This column will appear fortnightly on The Interpreter.
If one thing is clear from the foreign investment debate after the rejection of Chinese bids for NSW power distributor Ausgrid it is that this issue can’t be treated like an 'on water matter'. That’s the phrase Treasurer Scott Morrison popularised in his old job as immigration minister when refusing to talk about the operational details of turning back of asylum seeker boats to Indonesia. The sheer weight of money made from China by some of the Australia’s richest people from mining to property means Morrison’s old pull down the shutters approach can’t apply to the sudden sea change in what Chinese investment is now acceptable. But more significantly, two of the country’s top security strategists and protagonists in the China debate are both calling for more openness about the reasons for national security-based foreign investment decisions. Read the Australian Security Policy Institute’s Peter Jennings here and listen to Australian National University’s Hugh White on Radio National Saturday Extra here. When these security insiders want the public brought more into the discussion, Morrison’s comment at his press conference that he was the only person present cleared to know what was going on looks out of the money.

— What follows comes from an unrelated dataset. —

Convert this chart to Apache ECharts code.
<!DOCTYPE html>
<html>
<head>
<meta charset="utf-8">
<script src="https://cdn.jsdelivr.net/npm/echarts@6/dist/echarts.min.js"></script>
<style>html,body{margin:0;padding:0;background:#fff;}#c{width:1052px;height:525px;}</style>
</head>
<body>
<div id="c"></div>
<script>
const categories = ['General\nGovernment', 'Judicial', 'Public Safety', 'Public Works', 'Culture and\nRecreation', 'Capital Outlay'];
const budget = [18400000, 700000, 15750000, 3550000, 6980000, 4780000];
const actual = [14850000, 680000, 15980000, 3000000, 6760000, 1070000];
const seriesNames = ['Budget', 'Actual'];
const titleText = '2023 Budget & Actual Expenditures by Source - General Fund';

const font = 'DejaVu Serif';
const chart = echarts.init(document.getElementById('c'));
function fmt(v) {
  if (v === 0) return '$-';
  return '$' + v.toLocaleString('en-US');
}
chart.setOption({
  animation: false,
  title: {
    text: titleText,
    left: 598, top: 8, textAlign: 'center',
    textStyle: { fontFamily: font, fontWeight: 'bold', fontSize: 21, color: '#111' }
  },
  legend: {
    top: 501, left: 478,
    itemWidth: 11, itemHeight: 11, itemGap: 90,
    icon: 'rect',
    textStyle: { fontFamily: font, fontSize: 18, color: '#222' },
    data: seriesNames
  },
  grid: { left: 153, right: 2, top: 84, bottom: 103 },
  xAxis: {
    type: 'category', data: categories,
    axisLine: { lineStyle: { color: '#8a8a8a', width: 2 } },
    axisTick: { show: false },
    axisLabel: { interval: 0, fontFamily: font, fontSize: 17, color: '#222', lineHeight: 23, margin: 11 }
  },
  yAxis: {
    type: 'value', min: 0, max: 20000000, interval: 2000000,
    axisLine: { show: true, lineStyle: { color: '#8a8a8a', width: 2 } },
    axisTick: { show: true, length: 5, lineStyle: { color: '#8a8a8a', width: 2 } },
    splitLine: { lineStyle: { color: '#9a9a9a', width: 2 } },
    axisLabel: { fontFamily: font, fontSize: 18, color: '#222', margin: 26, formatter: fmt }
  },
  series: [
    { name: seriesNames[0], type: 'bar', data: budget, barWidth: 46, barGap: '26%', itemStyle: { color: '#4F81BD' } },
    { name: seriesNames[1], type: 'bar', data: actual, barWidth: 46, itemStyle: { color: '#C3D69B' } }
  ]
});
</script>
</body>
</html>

And on the subject of on water matters, 12 August may well be the day the ground shifted under 15 years of divisive and deadly debate about asylum seeker boats. That was the day an unusually introspective former prime minister Tony Abbott conceded in a speech he had been wrong to destroy the then Labor government’s proposed Malaysia refugee swap deal when he was the opposition leader. But on the same day in a joint op-ed piece four of the country’s highest profile advocates of the refugee cause – Frank Brennan, Tim Costello, Robert Manne, and John Menadue (again on his own blog separately here) – supported the controversial, John Howard-era policy of turning back boats to Indonesia. The plan to swap asylum seekers for official refugees from Malaysia arose from the Houston report which, while dated, is still a good place to start charting a way through this mess. Abbott's mea culpa on the swap deal just as the Brennan group tells the liberal left the Australian community wants the security of turnbacks has paved the way for a new approach. That would see more regional cooperation, the resettlement in Australia of some people from the troubled and costly Manus Island centre in Papua New Guinea and less political sparring over firm action to deter the people traffickers.

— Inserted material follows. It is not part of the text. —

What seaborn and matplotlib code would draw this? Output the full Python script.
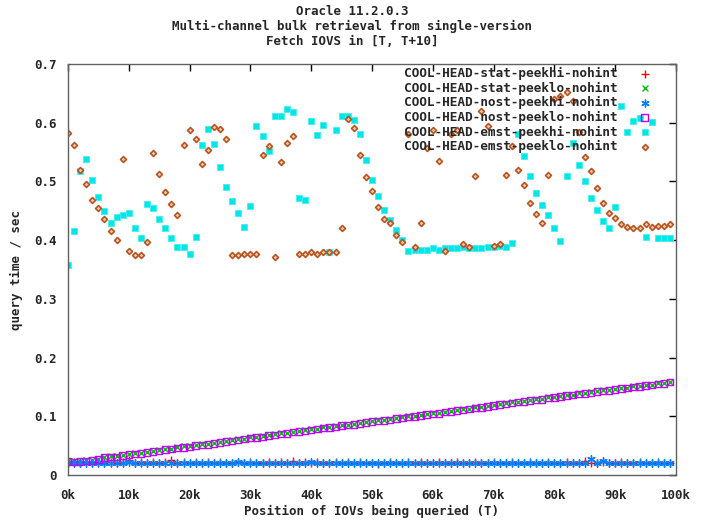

Despite Chinese investment into Australia grabbing all the headlines, there has been a flood of new research on that other sort of foreign money – outbound investment. This is timely given how returns from offshore investment may play a greater role in national wealth given slower growth at home. It also raises questions about data collection and aid priorities under commercial diplomacy. The latest findings from the third International Business Survey run by Austrade, the Export Council of Australia and the Export Finance Insurance Corporation shows the most popular markets for international business are the US, China, New Zealand and the UK. But the countries with the best growth potential are China, US, India, UK and Indonesia. This survey is now a bountiful source of information about how Australian business sees the world. It follows this other very useful Austrade work which goes beyond Australian Bureau of Statistics numbers on offshore investment by looking at the results of 2000 companies. And rounding this out Ian Satchwell at the UWA/Curtin Centre for Exploration Targeting says in this study that government data doesn’t properly capture the scale of Australian mining interests abroad particularly in the equipment, technology and services area. He says these METS businesses are more resilient amid the commodities bust. And he says better understanding of this mining company global reach would help inform commercial diplomacy activity in countries needing help with sustainable mining and better governance.

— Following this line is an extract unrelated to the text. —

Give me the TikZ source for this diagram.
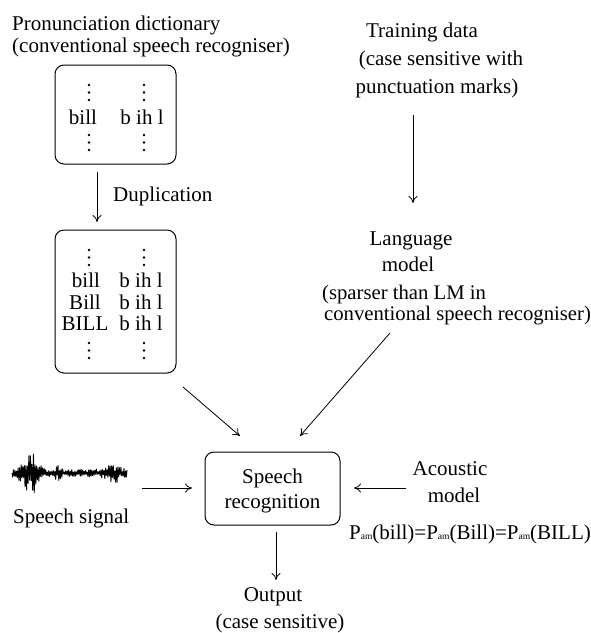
\documentclass[tikz,border=0pt]{standalone}
\usepackage{fontspec}
\setmainfont{Liberation Serif}
\usetikzlibrary{arrows.meta}
\begin{document}
\begin{tikzpicture}[x=1pt,y=-1pt,
  font=\fontsize{21}{24}\selectfont,
  txt/.style={inner sep=0pt, anchor=base},
  txtl/.style={inner sep=0pt, anchor=base west},
  box/.style={draw, line width=1pt, rounded corners=9pt, inner sep=0pt},
  arr/.style={-{To[length=7pt,width=9pt]}, line width=0.8pt},
  dotc/.style={circle, fill, inner sep=0pt, minimum size=2.8pt}]
\useasboundingbox (0,0) rectangle (591,633);

% titles
\node[txtl] (pd1) at (12,30) {Pronunciation dictionary};
\node[txtl] (pd2) at (12,52) {(conventional speech recogniser)};
\node[txt] (td1) at (422,37) {Training data};
\node[txt] (td2) at (441,65) {(case sensitive with};
\node[txt] (td3) at (437,93) {punctuation marks)};

% box 1
\node[box, minimum width=121pt, minimum height=99pt] (box1) at (115.5,114.5) {};
\foreach \xx/\nm in {89/a,144/b}{
  \foreach \yy/\k in {85/1,92.5/2,100/3,135/4,142.5/5,150/6}{
    \node[dotc] (d1\nm\k) at (\xx,\yy) {};
  }
}
\node[txt] (b1w) at (83,124) {bill};
\node[txt] (b1p) at (142,124) {b ih l};

% duplication
\coordinate (du1) at (97,172);
\coordinate (du2) at (97,222);
\draw[arr] (du1) -- (du2);
\node[txtl] (dup) at (113,201) {Duplication};

% box 2
\node[box, minimum width=121pt, minimum height=143pt] (box2) at (115.5,301.5) {};
\foreach \xx/\nm in {89/a,144/b}{
  \foreach \yy/\k in {250/1,257.5/2,265/3,343/4,350.5/5,358/6}{
    \node[dotc] (d2\nm\k) at (\xx,\yy) {};
  }
}
\node[txt] (b2w1) at (86,287) {bill};
\node[txt] (b2w2) at (85,309) {Bill};
\node[txt] (b2w3) at (85,330) {BILL};
\node[txt] (b2p1) at (141,287) {b ih l};
\node[txt] (b2p2) at (141,309) {b ih l};
\node[txt] (b2p3) at (141,330) {b ih l};

% training data -> language model
\coordinate (tl1) at (413,115);
\coordinate (tl2) at (413,203);
\draw[arr] (tl1) -- (tl2);

% language model
\node[txt] (lm1) at (411,245) {Language};
\node[txt] (lm2) at (408,271) {model};
\node[txtl, font=\fontsize{20.7}{24}\selectfont] (lm3) at (322,299) {(sparser than LM in};
\node[txtl, font=\fontsize{20.7}{24}\selectfont] (lm4) at (324,320) {conventional speech recogniser)};

% speech recognition
\node[box, minimum width=135pt, minimum height=73pt] (sr) at (272.5,488.5) {};
\node[txt] (sr1) at (272.5,483) {Speech};
\node[txt] (sr2) at (272.5,508) {recognition};

\coordinate (bs1) at (183,387);
\coordinate (bs2) at (240,436);
\draw[arr] (bs1) -- (bs2);
\coordinate (ls1) at (390,333);
\coordinate (ls2) at (300,436);
\draw[arr] (ls1) -- (ls2);

% speech signal
\pgfmathsetseed{11}
\draw[line width=0.9pt, line join=round] (12,473)
  \foreach \i in {1,...,150}{ -- ({12+\i*0.767}, {473+(2*mod(\i,2)-1)*(4+26*exp(-((\i*0.767-18)/8)^2)+7*exp(-((\i*0.767-102)/9)^2)+6*exp(-((\i*0.767-45)/3)^2))*(0.2+0.8*rnd)}) };
\node[txtl] (ss) at (13,523) {Speech signal};
\coordinate (sg1) at (142,488);
\coordinate (sg2) at (192,488);
\draw[arr] (sg1) -- (sg2);

% acoustic model
\node[txt] (am1) at (450,475) {Acoustic};
\node[txt] (am2) at (454,502) {model};
\coordinate (ac1) at (406,488);
\coordinate (ac2) at (354,488);
\draw[arr] (ac1) -- (ac2);
\node[txtl] (pam) at (349,539) {P{\fontsize{9.5}{10}\selectfont am}(bill)=P{\fontsize{9.5}{10}\selectfont am}(Bill)=P{\fontsize{9.5}{10}\selectfont am}(BILL)};

% output
\coordinate (ou1) at (276,532);
\coordinate (ou2) at (276,580);
\draw[arr] (ou1) -- (ou2);
\node[txt] (out1) at (273,601) {Output};
\node[txt] (out2) at (280,628) {(case sensitive)};
\end{tikzpicture}
\end{document}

Resource management now looks set to be the key to a peaceful self-determination vote in this province which has been estranged from PNG over three decades. Rio Tinto and PNG prime minister Peter O’Neill have injected new tension into the vote with Rio exiting the Panguna copper mine and O’Neill possibly undermining the prospect of it being revived under a new government. Australia will inevitably carry the can for a failed state if Bougainville tries to break away but can’t reap the benefits of its most valuable resource. Dan Flitton reports Bougainville rebels are already demanding Australia pay the bill for remediation work for which Rio is refusing to take responsibility. O’Neill’s rhetoric about giving former Rio shares to landowners rather than a future Bougainville government is ironic given the tensions over paying LNG royalties to landholders closer to Port Moresby, including from Exxon.
Foreign minister Julie Bishop has been rattling the tin with business ever since she decided to make corporate participation a hallmark of her new commercial diplomacy. Now we have a scoreboard of sorts with the first round of joint government-business investments under the Business Partnerships Platform. Business has invested $10.2 million alongside $3.8 million from the government aid program in Indonesia, Papua New Guinea, Myanmar, Vietnam, Pakistan, Nepal and Kenya. Look forward to some nice compliments from the foreign minister for Cotton Australia, Mastercard, Unilever, Base Titanium, Cotton On, Digicel, Pou Chen Group, TPS Food and Intrepid Group.